Growing. When growing a project, you must make sure you are giving continual attention to it. Resources and attention must be constantly provided, or you may leave your own motivation and other collaborators starving. Ideally, you should be able to make small but steady progress each few days or each week.
Harvest. Your ultimately goal is the fruit of the project and not the project itself. There are many parts of a project (and plant) that get created: meeting notes, transcripts, code, data analysis, etc. But only the fruit---that is, the research output (research paper, tool, etc.) is the one that matters.
Harvesting your project only ends with publication of your results.
Rot. A project near completion, but never finished and published risks rot. After time, data and analysis scripts gets loss (i.e., bitrot). Knowledge and ethusiam fades. Collobrators may change jobs or lose availability. You have a limited timeframe to finish your effort. Better to harvest early than allow a project go to rot.

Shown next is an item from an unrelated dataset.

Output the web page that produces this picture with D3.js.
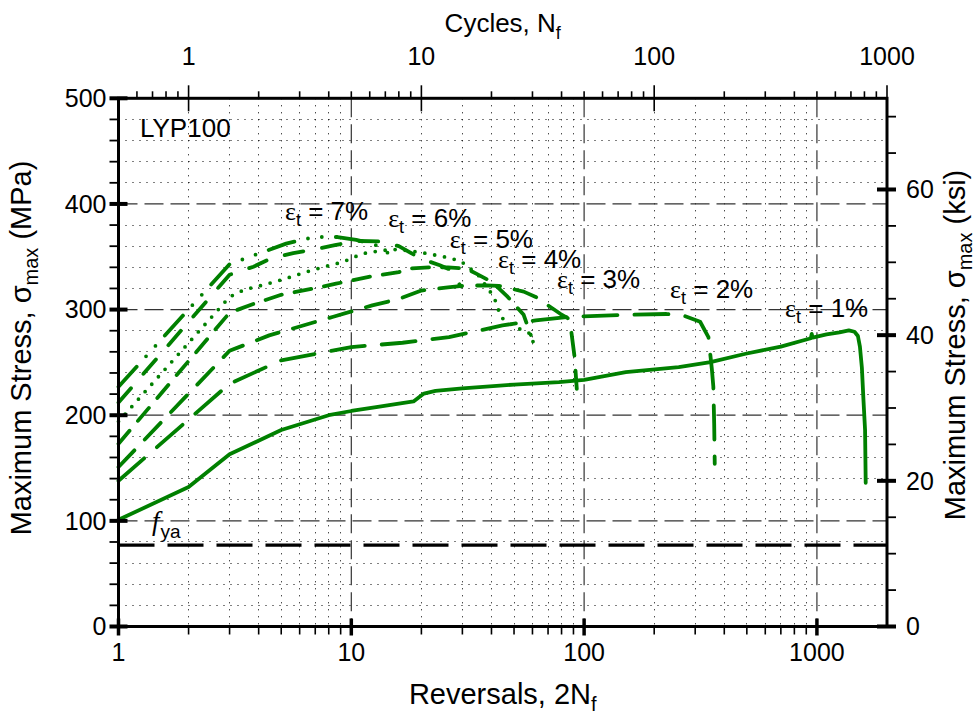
<!DOCTYPE html>
<html>
<head>
<meta charset="utf-8">
<script src="https://cdn.jsdelivr.net/npm/d3@7"></script>
<style>
  html, body { margin: 0; padding: 0; background: #fff; }
  svg { display: block; font-family: "Liberation Sans", Arial, sans-serif; }
</style>
</head>
<body>
<svg id="chart" width="977" height="719"></svg>
<script>
// ---- axis ticks ----
const reversalTicks = [1, 10, 100, 1000];
const cycleTicks = [1, 10, 100, 1000];
const stressTicks = [0, 100, 200, 300, 400, 500];
const ksiTicks = [0, 20, 40, 60];

// ---- series: total strain amplitude, reversals 2Nf, peak stress (MPa) ----
const strainLabels = ["1%", "2%", "3%", "4%", "5%", "6%", "7%"];
const yieldStress = 77; // f_ya, MPa

const rev1 = [1, 2, 3, 5, 8, 10, 13, 16, 18.5, 20.5, 23, 30, 50, 78, 100, 151, 255, 349, 494, 700, 925, 942, 950, 958, 1100, 1250, 1371, 1450, 1500, 1530, 1560, 1585, 1610, 1620];
const sig1 = [101, 132, 163, 186, 200, 204, 208, 211, 213, 220.5, 223, 225.5, 229, 231.4, 233.5, 240.8, 245.5, 250.3, 258.2, 265, 272.4, 273, 277, 273.5, 276.5, 278.5, 280.3, 279, 275, 265, 245, 214, 186, 136];

const rev2 = [1, 3, 5, 10, 16.6, 26.3, 44.6, 62, 84, 150, 226, 270, 315, 342, 354, 359, 362, 364];
const sig2 = [138, 229.8, 252, 264.5, 268.6, 274, 285, 289.8, 292.9, 295, 295.8, 294, 288.5, 274, 243, 227, 192, 154];

const rev3 = [1, 3, 4.44, 8.3, 12.3, 16, 20, 26, 30, 38, 43, 55, 62, 79, 85, 88, 91, 93];
const sig3 = [151, 261, 275.6, 293, 304, 310, 318, 321, 322.5, 323, 322.5, 317, 312, 296, 292, 280, 255, 225];

const rev4 = [1, 3, 3.83, 5, 7.1, 8.6, 11.9, 16, 18, 22, 26, 30, 32.4, 34.4, 40.3, 47, 55, 59];
const sig4 = [173, 297, 305.6, 314, 320.5, 324.5, 331, 335.5, 339, 340, 340, 339, 337, 334, 326, 312, 295, 276];

const rev5 = [1, 3, 3.47, 4.23, 5.16, 6.38, 7.5, 9.18, 11.2, 13.6, 16, 20, 25, 29.5, 35, 41, 42.4, 43.8, 50, 59, 61];
const sig5 = [194, 312, 318.8, 323.5, 329, 335.5, 340, 345, 353, 356, 357, 354, 350, 346, 333, 312, 303, 293, 284, 277, 266];

const rev6 = [1, 3, 3.8, 4.55, 5.63, 7, 8.5, 10.5, 13.2, 16, 20, 24, 26.5, 28, 29.5];
const sig6 = [212, 333, 340.6, 348.7, 353.4, 357, 361, 365, 364.5, 360, 348, 342, 338, 330, 322];

const rev7 = [1, 3, 4.16, 5.25, 6.93, 8.73, 10.5, 12.5, 14, 15];
const sig7 = [227, 343, 354.4, 362.4, 368.7, 368.7, 366, 362, 356, 349];

// ---- drawing ----
const svg = d3.select("#chart");
const GREEN = "#008000";
const MPA_PER_KSI = 6.89476;

const x = d3.scaleLog().domain([1, 2000]).range([118.5, 887]);
const y = d3.scaleLinear().domain([0, 500]).range([626.5, 98.3]);
const [X0, X1] = x.range();
const [Y0, Y1] = y.range(); // Y0 bottom, Y1 top
const crisp = v => Math.round(v - 0.5) + 0.5;

// log minor positions inside the reversal domain
const minorRev = [];
[1, 10, 100, 1000].forEach(d => {
  for (let k = 2; k <= 9; k++) if (d * k < 2000) minorRev.push(d * k);
});

// grid: dotted minor lines
const grid = svg.append("g");
minorRev.forEach(v => {
  grid.append("line")
    .attr("x1", crisp(x(v))).attr("x2", crisp(x(v)))
    .attr("y1", Y1).attr("y2", Y0)
    .attr("stroke", "#000").attr("stroke-width", 1)
    .attr("stroke-dasharray", "1,6");
});
d3.range(20, 500, 20).filter(v => v % 100 !== 0).forEach(v => {
  grid.append("line")
    .attr("x1", X0).attr("x2", X1)
    .attr("y1", crisp(y(v))).attr("y2", crisp(y(v)))
    .attr("stroke", "#000").attr("stroke-width", 1)
    .attr("stroke-dasharray", "1,6");
});
// grid: dashed major lines
[10, 100, 1000].forEach(v => {
  grid.append("line")
    .attr("x1", x(v)).attr("x2", x(v))
    .attr("y1", Y1).attr("y2", Y0)
    .attr("stroke", "#333").attr("stroke-width", 1.2)
    .attr("stroke-dasharray", "19,7");
});
[100, 200, 300, 400].forEach(v => {
  grid.append("line")
    .attr("x1", X0).attr("x2", X1)
    .attr("y1", y(v)).attr("y2", y(v))
    .attr("stroke", "#333").attr("stroke-width", 1.2)
    .attr("stroke-dasharray", "19,7");
});

// yield stress line
svg.append("line")
  .attr("x1", X0).attr("x2", X1)
  .attr("y1", y(yieldStress)).attr("y2", y(yieldStress))
  .attr("stroke", "#000").attr("stroke-width", 3.2)
  .attr("stroke-dasharray", "36,13");

// curves
const revs = [rev1, rev2, rev3, rev4, rev5, rev6, rev7];
const sigs = [sig1, sig2, sig3, sig4, sig5, sig6, sig7];
const dashes = [null, "34,17", "23,15", "17,13", "0,10", "19,19", "27,14,0,14,0,14"];
const line = d3.line().x(d => x(d[0])).y(d => y(d[1]));
const curves = svg.append("g");
strainLabels.forEach((lab, i) => {
  const pts = revs[i].map((r, j) => [r, sigs[i][j]]);
  curves.append("path")
    .attr("d", line(pts))
    .attr("fill", "none")
    .attr("stroke", GREEN)
    .attr("stroke-width", 3.8)
    .attr("stroke-linecap", "round")
    .attr("stroke-linejoin", "round")
    .attr("stroke-dasharray", dashes[i]);
});

// frame
const axes = svg.append("g").attr("stroke", "#000");
axes.append("rect")
  .attr("x", X0).attr("y", Y1).attr("width", X1 - X0).attr("height", Y0 - Y1)
  .attr("fill", "none").attr("stroke-width", 3);

// bottom ticks (reversals)
minorRev.forEach(v => {
  axes.append("line").attr("x1", x(v)).attr("x2", x(v))
    .attr("y1", Y0).attr("y2", Y0 + 8).attr("stroke-width", 1.6);
});
reversalTicks.forEach(v => {
  axes.append("line").attr("x1", x(v)).attr("x2", x(v))
    .attr("y1", Y0 - 8).attr("y2", Y0 + 9).attr("stroke-width", 3.5);
});

// top ticks (cycles = reversals / 2)
const cyc = c => x(c * 2);
const minorCyc = [0.6, 0.7, 0.8, 0.9];
[1, 10, 100].forEach(d => { for (let k = 2; k <= 9; k++) minorCyc.push(d * k); });
minorCyc.forEach(c => {
  axes.append("line").attr("x1", cyc(c)).attr("x2", cyc(c))
    .attr("y1", Y1).attr("y2", Y1 - 7).attr("stroke-width", 1.6);
});
cycleTicks.forEach(c => {
  axes.append("line").attr("x1", cyc(c)).attr("x2", cyc(c))
    .attr("y1", Y1 - 13).attr("y2", Y1 + 13).attr("stroke-width", 1.6);
});

// left ticks (MPa)
d3.range(0, 501, 20).forEach(v => {
  const major = v % 100 === 0;
  axes.append("line")
    .attr("x1", X0 - 9).attr("x2", major ? X0 + 9 : X0)
    .attr("y1", y(v)).attr("y2", y(v))
    .attr("stroke-width", major ? 4 : 1.8);
});

// right ticks (ksi)
const yk = k => y(k * MPA_PER_KSI);
d3.range(0, 500 / MPA_PER_KSI, 5).forEach(k => {
  const major = k % 20 === 0;
  axes.append("line")
    .attr("x1", major ? X1 - 10 : X1).attr("x2", X1 + 9)
    .attr("y1", yk(k)).attr("y2", yk(k))
    .attr("stroke-width", major ? 4 : 1.8);
});

// tick labels
const labels = svg.append("g").attr("font-size", 25).attr("fill", "#000");
reversalTicks.forEach(v => {
  labels.append("text").attr("x", x(v)).attr("y", Y0 + 34)
    .attr("text-anchor", "middle").text(v);
});
cycleTicks.forEach(c => {
  labels.append("text").attr("x", cyc(c)).attr("y", Y1 - 33)
    .attr("text-anchor", "middle").text(c);
});
stressTicks.forEach(v => {
  labels.append("text").attr("x", X0 - 12).attr("y", y(v))
    .attr("dy", "0.35em").attr("text-anchor", "end").text(v);
});
ksiTicks.forEach(k => {
  labels.append("text").attr("x", X1 + 19).attr("y", yk(k))
    .attr("dy", "0.35em").attr("text-anchor", "start").text(k);
});

// axis titles
const titles = svg.append("g").attr("fill", "#000");
function subTitle(g, size, main, sub, tail) {
  g.attr("font-size", size);
  g.append("tspan").text(main);
  g.append("tspan").attr("font-size", Math.round(size * 0.68)).attr("dy", size * 0.25).text(sub);
  if (tail) g.append("tspan").attr("dy", -size * 0.25).text(tail);
}
subTitle(titles.append("text").attr("x", (X0 + X1) / 2).attr("y", 32).attr("text-anchor", "middle"),
  26, "Cycles, N", "f");
subTitle(titles.append("text").attr("x", (X0 + X1) / 2).attr("y", 704).attr("text-anchor", "middle"),
  29, "Reversals, 2N", "f");
subTitle(titles.append("text").attr("text-anchor", "middle")
    .attr("transform", "translate(31,348) rotate(-90)"),
  29, "Maximum Stress, σ", "max", " (MPa)");
subTitle(titles.append("text").attr("text-anchor", "middle")
    .attr("transform", "translate(965,345) rotate(-90)"),
  29, "Maximum Stress, σ", "max", " (ksi)");

// specimen name
svg.append("text").attr("x", 140).attr("y", 137).attr("font-size", 26).text("LYP100");

// yield stress label
const fy = svg.append("text").attr("x", 152).attr("y", y(yieldStress) - 15);
fy.append("tspan").attr("font-family", "Liberation Serif").attr("font-style", "italic")
  .attr("font-size", 27).text("f");
fy.append("tspan").attr("font-size", 19).attr("dy", 8).attr("dx", 1).text("ya");

// strain amplitude labels, anchored in data units (reversals, MPa)
const labelAt = [[730, 293], [234, 311], [76.5, 320.4], [42.7, 339.4], [26.5, 358.3], [14.4, 378.2], [5.19, 384.8]];
strainLabels.forEach((lab, i) => {
  const t = svg.append("text")
    .attr("x", x(labelAt[i][0])).attr("y", y(labelAt[i][1]))
    .attr("font-size", 26);
  t.append("tspan").attr("font-family", "Liberation Serif").text("ε");
  t.append("tspan").attr("font-size", 18).attr("dy", 6).text("t");
  t.append("tspan").attr("dy", -6).text(" = " + lab);
});
</script>
</body>
</html>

Overwatering. Too much attention can be just as bad. You do not want to continuously grind on a research problem. Sometimes, you need to take a break in order to conceptualize your approach and problem as well as reflect on your goals and priorities.
Uprooting. Some projects grow fast, with promising results show themselves early. Others do not.
Early in your career, you cannot afford to tend a garden of dead ideas. Uproot projects that are not showing incremental signs of success or do not have a clear path of action.
Replanting Seeds. Take the Little Bets mindset. Focus on the act of completing a project, not dreaming of a grand output. The seeds you bear from successful projects can be replanted.
Whole Plant. Living papers and reproduction packages are great ideas. Long-term, we do want to be able to save the whole plant and not just the fruit; however, this takes much more skill to get setup.